En cent jours, un chef d’État ne refonde pas un pays. Mais il en dessine la trajectoire. Depuis le 3 mai 2025, Brice Clotaire Oligui Nguema, élu après 19 mois de transition militaire, tente d’installer un style de gouvernance qui conjugue rigueur et proximité, tout en naviguant entre ambitions déclarées, contraintes économiques et pressions politiques.

Une présidence sous contrainte, mais en quête de rupture

L’héritage est lourd : dette publique estimée à 7 500 milliards FCFA, dépendance pétrolière (70 % des exportations), infrastructures vieillissantes, chômage endémique (36 % des 15-24 ans), crise énergétique et stress hydrique permanents. Le président se présente en stratège militaire reconverti au civil, imposant un cadre de gouvernance articulé autour de six “piliers” : sécuriser l’accès à l’eau et à l’électricité, moderniser les infrastructures, diversifier l’économie, renforcer le capital humain, transformer la jeunesse et reconstruire l’État.

La méthode est assumée : évaluations semestrielles, obligation de résultats, discipline de commandement. Mais cette verticalité heurte parfois les réalités politiques gabonaises, où l’efficacité se mesure moins aux tableaux Excel qu’à l’amélioration tangible du quotidien.

Réalisations concrètes et critiques persistantes

Sur le terrain, des réalisations visibles (rénovation d’infrastructures à Franceville, hôpital de Moanda, complexe scolaire de Ndendé, progression à 54 % du barrage de Kinguélé-Aval) cohabitent avec un quotidien inchangé pour de nombreux Gabonais. L’opération “Mouele” a permis la restructuration de 1 400 milliards FCFA de dette publique, et la création de cinq fonds stratégiques est censée orienter l’investissement vers les secteurs clés.

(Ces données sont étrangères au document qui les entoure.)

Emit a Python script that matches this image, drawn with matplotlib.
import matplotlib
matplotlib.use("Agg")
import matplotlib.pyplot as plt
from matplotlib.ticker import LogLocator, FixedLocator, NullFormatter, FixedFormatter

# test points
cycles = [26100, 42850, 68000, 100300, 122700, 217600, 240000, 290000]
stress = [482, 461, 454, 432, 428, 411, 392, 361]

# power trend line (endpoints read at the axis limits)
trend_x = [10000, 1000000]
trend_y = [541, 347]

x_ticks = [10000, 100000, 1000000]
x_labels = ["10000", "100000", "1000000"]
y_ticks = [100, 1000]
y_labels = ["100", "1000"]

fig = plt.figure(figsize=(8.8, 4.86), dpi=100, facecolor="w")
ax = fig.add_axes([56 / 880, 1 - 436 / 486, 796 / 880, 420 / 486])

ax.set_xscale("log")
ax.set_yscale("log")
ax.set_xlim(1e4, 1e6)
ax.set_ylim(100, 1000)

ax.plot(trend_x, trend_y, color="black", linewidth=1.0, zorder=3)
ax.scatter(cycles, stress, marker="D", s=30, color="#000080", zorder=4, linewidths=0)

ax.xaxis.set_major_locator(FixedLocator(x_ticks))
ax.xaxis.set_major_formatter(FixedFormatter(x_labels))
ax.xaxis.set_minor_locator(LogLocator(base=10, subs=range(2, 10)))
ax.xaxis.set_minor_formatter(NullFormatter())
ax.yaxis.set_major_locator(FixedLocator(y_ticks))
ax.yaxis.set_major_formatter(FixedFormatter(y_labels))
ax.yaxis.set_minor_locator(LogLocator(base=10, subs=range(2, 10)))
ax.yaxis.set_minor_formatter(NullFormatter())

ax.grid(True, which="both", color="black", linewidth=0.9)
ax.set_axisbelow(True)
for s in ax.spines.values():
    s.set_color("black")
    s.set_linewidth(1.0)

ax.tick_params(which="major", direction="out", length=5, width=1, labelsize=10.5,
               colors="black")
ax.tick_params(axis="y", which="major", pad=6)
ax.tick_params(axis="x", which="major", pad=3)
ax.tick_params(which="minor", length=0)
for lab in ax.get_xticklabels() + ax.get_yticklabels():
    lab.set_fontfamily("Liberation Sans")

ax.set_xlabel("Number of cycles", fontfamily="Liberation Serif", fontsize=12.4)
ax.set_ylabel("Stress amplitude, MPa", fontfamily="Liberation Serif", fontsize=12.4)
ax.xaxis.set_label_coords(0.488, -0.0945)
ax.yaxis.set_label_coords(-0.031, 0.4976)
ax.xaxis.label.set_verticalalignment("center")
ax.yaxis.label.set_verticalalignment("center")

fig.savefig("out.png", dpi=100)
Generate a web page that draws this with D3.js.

Mais l’opposition, qui pense toute comme Michel Ongoundou Loundah, le président de REAGIR, parle déjà d’une «transition essoufflée» : 124 coupures électriques majeures depuis mai, absence de progrès notables sur l’accès à l’eau, et 1 200 familles déplacées suite à des démolitions, dont 78 % vivent encore sous des tentes. Sur le plan symbolique, la libération rapide de membres de la famille Bongo, alors que d’autres figures comme le lieutenant Kelly Ondo restent détenues, alimente l’idée d’une justice à géométrie variable.

La dimension politique et géopolitique

En interne, Oligui Nguema doit composer avec un paysage politique qu’il a lui-même remodelé durant la transition, mais où l’Union Démocratique des Bâtisseurs (UDB) et les anciens piliers du Parti Démocratique Gabonais (PDG) cherchent chacun à s’imposer. Les législatives et locales prévues pour septembre-octobre, suivies des sénatoriales en novembre, seront un test décisif : elles diront si le chef de l’État dispose d’une majorité solide pour appliquer son programme ou s’il devra composer avec une opposition renforcée.

Sur le plan extérieur, la perte de souveraineté sur l’île Mbanié au profit de la Guinée équatoriale reste un dossier sensible, révélateur des fragilités diplomatiques d’un pays en recomposition. La recherche d’investissements, notamment dans le cadre des fonds stratégiques, place Libreville dans une position de séduction vis-à-vis de partenaires comme la Chine, la Turquie ou les pays du Golfe, mais expose aussi à des arbitrages complexes entre souveraineté économique et financement du développement.

Les mois à venir : entre attentes sociales et endurance politique

Le pari d’Oligui Nguema est clair : transformer une popularité initiale – née de la promesse de rupture après l’ère Bongo – en légitimité durable fondée sur des résultats concrets. Mais le temps politique joue contre lui : l’impatience sociale, nourrie par les pénuries d’eau et d’électricité, pourrait éroder rapidement le capital de confiance accumulé.

Le succès se mesurera moins à la longueur des discours qu’à des faits simples : un robinet qui coule, une ampoule qui s’allume, une route praticable toute l’année. Et, au-delà, à la capacité de l’État à offrir aux jeunes autre chose que l’exil ou l’oisiveté. C’est dans cette équation – discipline administrative contre inertie structurelle, communication ambitieuse contre résultats tangibles – que se jouera le véritable bilan, bien au-delà des cent premiers jours.